The question is, how?
With condo sales slowing across the borough – down 38.2 percent annually in the third quarter, according to appraisal firm Miller Samuel – Ms. Eisenberg is more convinced than ever: The New Domino plans must be scrapped. As head of Save Domino, a community group, she argues the site could be put to better use, namely as the Domino Center, a sprawling cultural institution modeled after London’s contemporary art museum, the Tate Modern.
“It’s time to rethink some of these gigantic projects and look at something in a more creative way,” she said. “The last thing this city needs is another 1,800 market-rate condominiums.”
MS. EISENBERG WEARS solid shoes, with her white hair swept into a scrunchie. She was born in the Bronx, moved to Manhattan after college, then came to Greenpoint to take over her father’s metal stamping business, which he started in Queens in the 1940s.

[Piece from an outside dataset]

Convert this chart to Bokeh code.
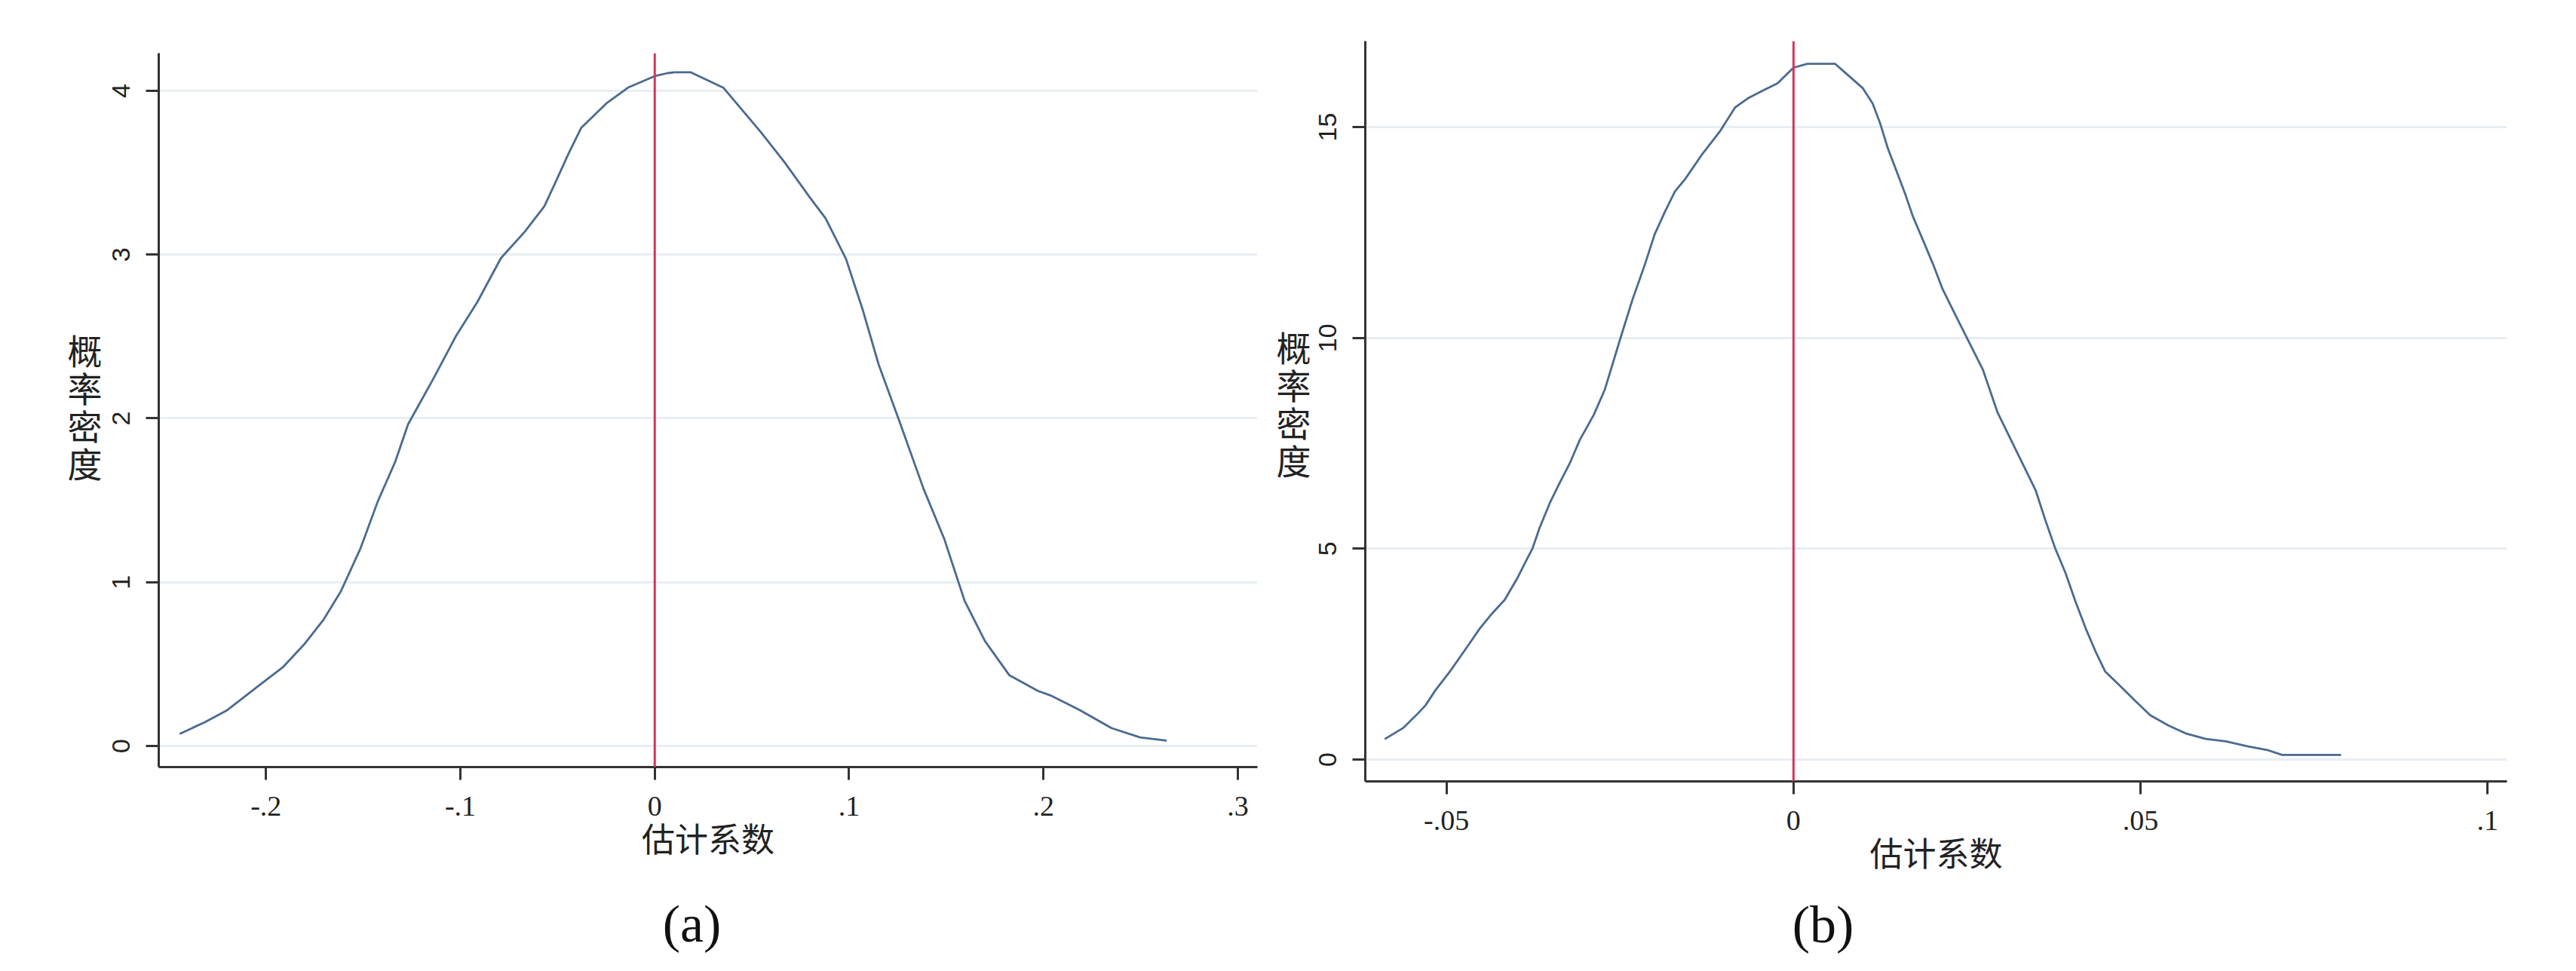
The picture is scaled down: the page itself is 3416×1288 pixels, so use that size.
from jinja2 import Template
from bokeh.plotting import figure
from bokeh.models import Range1d, FixedTicker, Span, CustomJSTickFormatter
from bokeh.core.properties import value
from bokeh.embed import file_html
from bokeh.resources import INLINE

# ---------------- data ----------------
# panel (a): kernel density of estimated coefficients
x_a = [-0.2444, -0.2315, -0.2203, -0.2048, -0.1914, -0.1803, -0.1703, -0.1614, -0.1513,
       -0.1425, -0.1335, -0.1269, -0.1135, -0.1024, -0.0913, -0.0791, -0.0668, -0.0568,
       -0.0512, -0.0446, -0.0379, -0.0245, -0.0134, 0.0, 0.0066, 0.0102, 0.0186, 0.0354,
       0.0543, 0.0669, 0.0795, 0.0879, 0.0984, 0.1068, 0.1152, 0.1257, 0.1383, 0.1489,
       0.1594, 0.1699, 0.1825, 0.1972, 0.2035, 0.2182, 0.2350, 0.2497, 0.2634]
y_a = [0.074, 0.145, 0.216, 0.358, 0.480, 0.621, 0.773, 0.946, 1.209,
       1.493, 1.736, 1.964, 2.251, 2.500, 2.710, 2.979, 3.141, 3.295,
       3.438, 3.610, 3.773, 3.927, 4.022, 4.090, 4.108, 4.113, 4.113, 4.018,
       3.752, 3.562, 3.354, 3.221, 2.974, 2.671, 2.329, 1.988, 1.570, 1.266,
       0.887, 0.640, 0.431, 0.336, 0.309, 0.222, 0.109, 0.052, 0.033]

# panel (b)
x_b = [-0.0589, -0.0562, -0.0542, -0.0530, -0.0517, -0.0495, -0.0481, -0.0467, -0.0452,
       -0.0434, -0.0416, -0.0398, -0.0387, -0.0376, -0.0366, -0.0351, -0.0337, -0.0322,
       -0.0308, -0.0288, -0.0272, -0.0250, -0.0232, -0.0214, -0.0200, -0.0185, -0.0171,
       -0.0156, -0.0131, -0.0106, -0.0084, -0.0066, -0.0045, -0.0023, 0.0, 0.0020, 0.0060,
       0.0080, 0.0100, 0.0114, 0.0125, 0.0136, 0.0150, 0.0161, 0.0172, 0.0186, 0.0201,
       0.0215, 0.0233, 0.0251, 0.0273, 0.0294, 0.0349, 0.0363, 0.0377, 0.0392, 0.0406,
       0.0421, 0.0435, 0.0449, 0.0471, 0.0493, 0.0514, 0.0540, 0.0565, 0.0594, 0.0623,
       0.0655, 0.0684, 0.0704, 0.0789]
y_b = [0.486, 0.754, 1.08, 1.29, 1.62, 2.09, 2.42, 2.75, 3.11,
       3.47, 3.79, 4.30, 4.66, 5.01, 5.49, 6.09, 6.56, 7.04,
       7.58, 8.17, 8.77, 9.96, 10.91, 11.75, 12.46, 13.00, 13.47,
       13.77, 14.37, 14.90, 15.47, 15.68, 15.86, 16.04, 16.41, 16.50, 16.50,
       16.21, 15.92, 15.56, 15.08, 14.49, 13.89, 13.41, 12.88, 12.34, 11.75,
       11.15, 10.55, 9.96, 9.24, 8.23, 6.38, 5.67, 5.01, 4.42, 3.76,
       3.11, 2.57, 2.09, 1.74, 1.38, 1.05, 0.81, 0.62, 0.49, 0.43,
       0.31, 0.22, 0.11, 0.11]

ref_line = 0.0

x_ticks_a = [-0.2, -0.1, 0.0, 0.1, 0.2, 0.3]
x_labels_a = ["-.2", "-.1", "0", ".1", ".2", ".3"]
y_ticks_a = [0, 1, 2, 3, 4]
y_labels_a = ["0", "1", "2", "3", "4"]

x_ticks_b = [-0.05, 0.0, 0.05, 0.1]
x_labels_b = ["-.05", "0", ".05", ".1"]
y_ticks_b = [0, 5, 10, 15]
y_labels_b = ["0", "5", "10", "15"]

x_title = "估计系数"
y_title = "概率密度"
captions = ["(a)", "(b)"]

# ---------------- styling ----------------
CURVE = "#4a6b8f"
RED = "#d8345f"
AXIS = "#333333"
GRID = "#e8eef2"
CJK = "Noto Sans CJK SC"
PAGE_W, PAGE_H = 3410, 1280

FMT_CODE = """
let best = 0, bd = Infinity;
for (let i = 0; i < tvals.length; i++) {
  const d = Math.abs(tvals[i] - tick);
  if (d < bd) { bd = d; best = i; }
}
return tlabs[best];
"""


def make_panel(xs, ys, xr, yr, xt, xl, yt, yl, width, height, bl, br, bt, bb):
    p = figure(width=width, height=height, output_backend="svg", toolbar_location=None,
               title=None, x_range=Range1d(*xr), y_range=Range1d(*yr),
               min_border_left=bl, min_border_right=br, min_border_top=bt, min_border_bottom=bb)
    p.background_fill_color = "white"
    p.border_fill_color = "white"
    p.outline_line_color = None

    p.xgrid.visible = False
    p.ygrid.grid_line_color = GRID
    p.ygrid.grid_line_width = 3
    p.ygrid.ticker = FixedTicker(ticks=yt)

    for ax in (p.xaxis[0], p.yaxis[0]):
        ax.axis_line_color = AXIS
        ax.axis_line_width = 3
        ax.major_tick_line_color = AXIS
        ax.major_tick_line_width = 3
        ax.major_tick_in = 0
        ax.major_tick_out = 17
        ax.minor_tick_line_color = None
        ax.major_label_text_color = "#222222"

    p.xaxis.ticker = FixedTicker(ticks=xt)
    p.xaxis.formatter = CustomJSTickFormatter(args=dict(tvals=xt, tlabs=xl), code=FMT_CODE)
    p.xaxis.major_label_text_font = "Liberation Serif"
    p.xaxis.major_label_text_font_size = "38px"
    p.xaxis.major_label_standoff = 22
    p.xaxis.axis_label = x_title
    p.xaxis.axis_label_text_font = CJK
    p.xaxis.axis_label_text_font_size = "44px"
    p.xaxis.axis_label_text_font_style = "normal"
    p.xaxis.axis_label_text_color = "#222222"
    p.xaxis.axis_label_standoff = -6

    p.yaxis.ticker = FixedTicker(ticks=yt)
    p.yaxis.formatter = CustomJSTickFormatter(args=dict(tvals=yt, tlabs=yl), code=FMT_CODE)
    p.yaxis.major_label_orientation = "vertical"
    p.yaxis.major_label_text_font = "Liberation Sans"
    p.yaxis.major_label_text_font_size = "34px"
    p.yaxis.major_label_standoff = 21

    p.line(xs, ys, line_color=CURVE, line_width=2.8)
    p.add_layout(Span(location=ref_line, dimension="height", line_color=RED, line_width=3))
    return p


# panel canvases (page pixels): (a) at x 0..1700, (b) at x 1700..3410
pa = make_panel(x_a, y_a, (-0.2552, 0.3101), (-0.129, 4.230), x_ticks_a, x_labels_a,
                y_ticks_a, y_labels_a, width=1700, height=1210,
                bl=210, br=33, bt=70, bb=193)
pb = make_panel(x_b, y_b, (-0.0617, 0.1028), (-0.518, 17.04), x_ticks_b, x_labels_b,
                y_ticks_b, y_labels_b, width=1710, height=1210,
                bl=110, br=86, bt=54, bb=174)

# transparent overlay carrying the texts that sit outside the plot frames
ov = figure(width=PAGE_W, height=PAGE_H, output_backend="svg", toolbar_location=None,
            title=None, x_axis_location=None, y_axis_location=None,
            x_range=Range1d(0, PAGE_W), y_range=Range1d(PAGE_H, 0), min_border=0)
ov.background_fill_alpha = 0
ov.border_fill_alpha = 0
ov.outline_line_color = None
ov.grid.visible = False

yt_x, yt_y, yt_t = [], [], []
for cx, cy0 in ((112, 462), (1715, 458)):
    for i, ch in enumerate(y_title):
        yt_x.append(cx)
        yt_y.append(cy0 + i * 50)
        yt_t.append(ch)
ov.text(x=yt_x, y=yt_y, text=yt_t, text_font=value(CJK), text_font_size="46px",
        text_align="center", text_baseline="middle", text_color="#222222")
ov.text(x=[917, 2417], y=[1225, 1226], text=captions, text_font=value("Liberation Serif"),
        text_font_size="70px", text_align="center", text_baseline="middle",
        text_color="#111111")

TEMPLATE = Template("""{% extends base %}
{% block contents %}
{% from macros import embed %}
{% for doc in docs %}
{% for root in doc.roots %}
<div style="position:absolute; left:{{ lefts[loop.index0] }}px; top:{{ tops[loop.index0] }}px;">
{{ embed(root) }}
</div>
{% endfor %}
{% endfor %}
{% endblock %}
""")

html = file_html([pa, pb, ov], INLINE, template=TEMPLATE,
                 template_variables=dict(lefts=[0, 1700, 0], tops=[0, 0, 0]))
open("out.html", "w").write(html)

Her involvement with Save Domino began in 2007, when she affixed those two words in giant, lighted-up letters to the side of her building. (“Save Domino” has been supplanted, until after the election, by “Vote Obama.”)
She bought 330 Wythe from a neighbor in the 1980s, when “you could be shot just walking outside at night. South Third Street was a drug supermarket.”
It was her first residential building in Brooklyn (she was a partner on a project in Soho in the 1970s), and she spent almost 20 years transforming the 16-story brick building into 75 condos that “people making $40,000 or $50,000 a year could afford.” She didn’t advertise, and “if people were asking for amenities, I was like meh,” she shrugged. “This is not a doorman community.” Instead, residents appreciate the lobby’s exposed brick, the annual Halloween party, the rudimentary wind energy system, and, of course, that view.
Her plans for the Domino Center include 600,000 square feet of galleries, four acres of open space, and 200 units of affordable housing. The idea is to gather a group of art collectors who would lease space to store their art, creating public galleries without relying on public funding, and benefiting the neighborhood with jobs and tourism dollars without taxing North Brooklyn’s limited infrastructure. (The Tate, which bears an uncanny likeness to the Domino in photographs, has attracted 30 million visitors and created up to 4,000 jobs since it opened in 2000.)
“It could be a life’s work for anyone involved in this because it is a beautiful, beautiful space,” said Edward Bender, Save Domino’s online strategist. “And to bring that level of art, culture, and community-building to what is already a pretty cool neighborhood – but one that doesn’t have a central place – the impact that it could have could be just tremendous.”
Except that Save Domino doesn’t own the Refinery.
THE NEW DOMINO IS is a joint venture of the Katan Group and Community Preservation Corporation Resources, the for-profit development arm of a non-profit mortgage lender called Community Preservation Corporation, which develops affordable housing. They purchased the site in 2004 with the aim of making 30 percent of the units affordable.
“The whole structure of this [project] is to provide 660 units for the community,” said Lloyd Kaplan, the developers’ publicist. “We’ve gone out and said that that is the basis for moving forward. We’ve said it’s non-negotiable. It’s our mission, it’s what we do. It’s at the core of what the organization stands for.”
The joint venture isn’t worried about securing financing or buyers, since, Mr. Kaplan said, the project will be “stretched out over many, many years and be built in phases over time.”
Last June, the Landmarks Preservation Commission approved a plan that would preserve the Domino Sugar sign and leave the façade of the central building intact. At this point, Save Domino is speaking with lawyers and campaigning to have more of the site landmarked. They have launched a new Web site to promote adaptive reuse. And Ms. Eisenberg insists that there are investors interested in the Domino Center, although she says they haven’t committed yet.
For the factory owner and small-time landlord, however, the main question is, what are the “dozen other things to do” with the unused factory?
“What’s wrong with New York? Why are we losing our creative edge?” she asked. “There isn’t only one way of making money.”